▸ Figure scripts
* * * * * * * * *

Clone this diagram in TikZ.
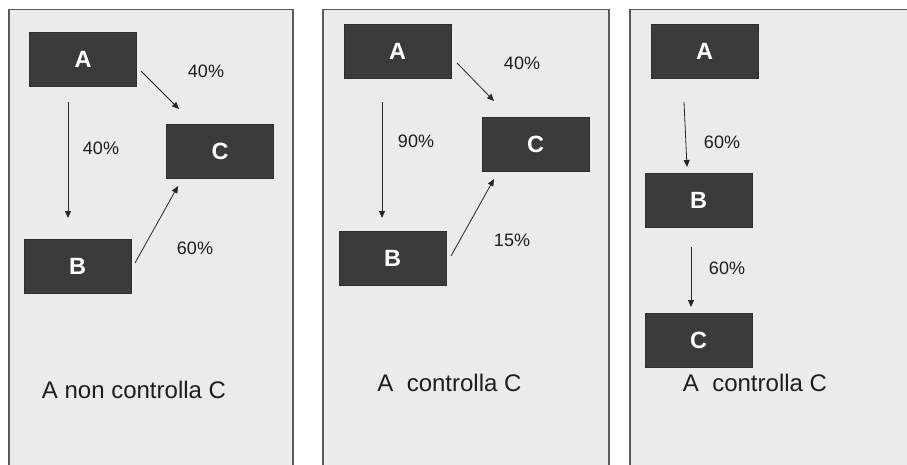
\documentclass[tikz,border=0pt]{standalone}
\usepackage{fontspec}
\setmainfont{Liberation Sans}
\usetikzlibrary{arrows.meta}
\definecolor{panelfill}{HTML}{EBEBEB}
\definecolor{panelline}{HTML}{5A5A5A}
\definecolor{boxfill}{HTML}{3B3B3B}
\definecolor{txt}{HTML}{1E1E1E}
\tikzset{
  panel/.style={draw=panelline, line width=1.6pt, fill=panelfill},
  box/.style={rectangle, fill=boxfill, draw=boxfill!80!black, line width=0.4pt, minimum width=107pt, minimum height=54pt, inner sep=0pt, text=white, font=\fontsize{23.5}{26}\selectfont\bfseries},
  pct/.style={text=txt, inner sep=0pt, font=\fontsize{18}{20}\selectfont},
  caption/.style={text=txt, inner sep=0pt, font=\fontsize{24}{28}\selectfont},
  arr/.style={draw=black!85, line width=0.8pt, -{Triangle[length=7pt,width=6pt]}}
}
\begin{document}
\begin{tikzpicture}[x=1pt,y=-1pt]
\useasboundingbox (0,0) rectangle (907,464);
\clip (0,0) rectangle (907,464);
\fill[white] (0,0) rectangle (907,464);
% panels
\draw[panel] (9,9.5) rectangle (293,480);
\draw[panel] (323,9.5) rectangle (609,480);
\draw[panel] (630,9.5) rectangle (920,480);

% ---------- panel 1 ----------
\node[box] (A1) at (83,59) {A};
\node[box] (C1) at (220,151) {C};
\node[box] (B1) at (77.5,266) {B};
\coordinate (a1b) at (68,102);
\coordinate (b1a) at (68,218);
\coordinate (a1c) at (141,71);
\coordinate (c1a) at (179,109);
\coordinate (b1c) at (135,263);
\coordinate (c1b) at (178,186);
\draw[arr] (a1b) -- (b1a);
\draw[arr] (a1c) -- (c1a);
\draw[arr] (b1c) -- (c1b);
\node[pct] (p1ac) at (206,71) {40\%};
\node[pct] (p1ab) at (101,148) {40\%};
\node[pct] (p1bc) at (195,248) {60\%};
\node[caption] (t1) at (134,390) {A non controlla C};

% ---------- panel 2 ----------
\node[box] (A2) at (397.5,51) {A};
\node[box] (C2) at (535.5,144) {C};
\node[box] (B2) at (392.5,258.5) {B};
\coordinate (a2b) at (382,102);
\coordinate (b2a) at (382,218);
\coordinate (a2c) at (457,63);
\coordinate (c2a) at (494,101);
\coordinate (b2c) at (451,256);
\coordinate (c2b) at (494,179);
\draw[arr] (a2b) -- (b2a);
\draw[arr] (a2c) -- (c2a);
\draw[arr] (b2c) -- (c2b);
\node[pct] (p2ac) at (522,63) {40\%};
\node[pct] (p2ab) at (416,141) {90\%};
\node[pct] (p2bc) at (512,240) {15\%};
\node[caption] (t2) at (449.5,383) {A\ \ controlla C};

% ---------- panel 3 ----------
\node[box] (A3) at (704.5,51) {A};
\node[box] (B3) at (698.5,200.5) {B};
\node[box] (C3) at (698.5,340.5) {C};
\coordinate (a3b) at (684,102);
\coordinate (b3a) at (687,167);
\coordinate (b3c) at (691,247);
\coordinate (c3b) at (691,307);
\draw[arr] (a3b) -- (b3a);
\draw[arr] (b3c) -- (c3b);
\node[pct] (p3ab) at (722,142) {60\%};
\node[pct] (p3bc) at (727,268) {60\%};
\node[caption] (t3) at (755,383) {A\ \ controlla C};
\end{tikzpicture}
\end{document}
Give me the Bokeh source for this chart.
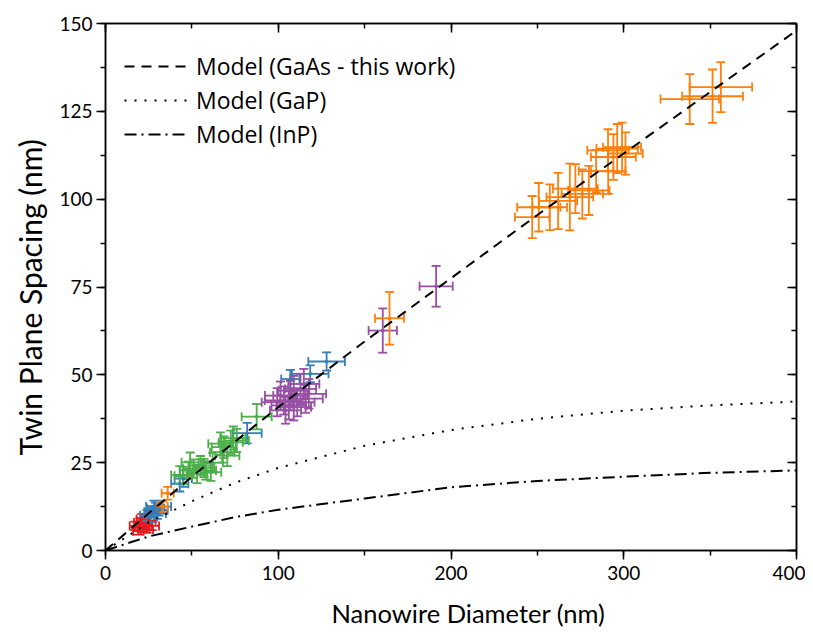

* * * * * * * * *

▸ OBJECTIVE
Look through the data above. Find each line with the string "this" and copy it.

▸ RESULT
Clone this diagram in TikZ.
Give me the Bokeh source for this chart.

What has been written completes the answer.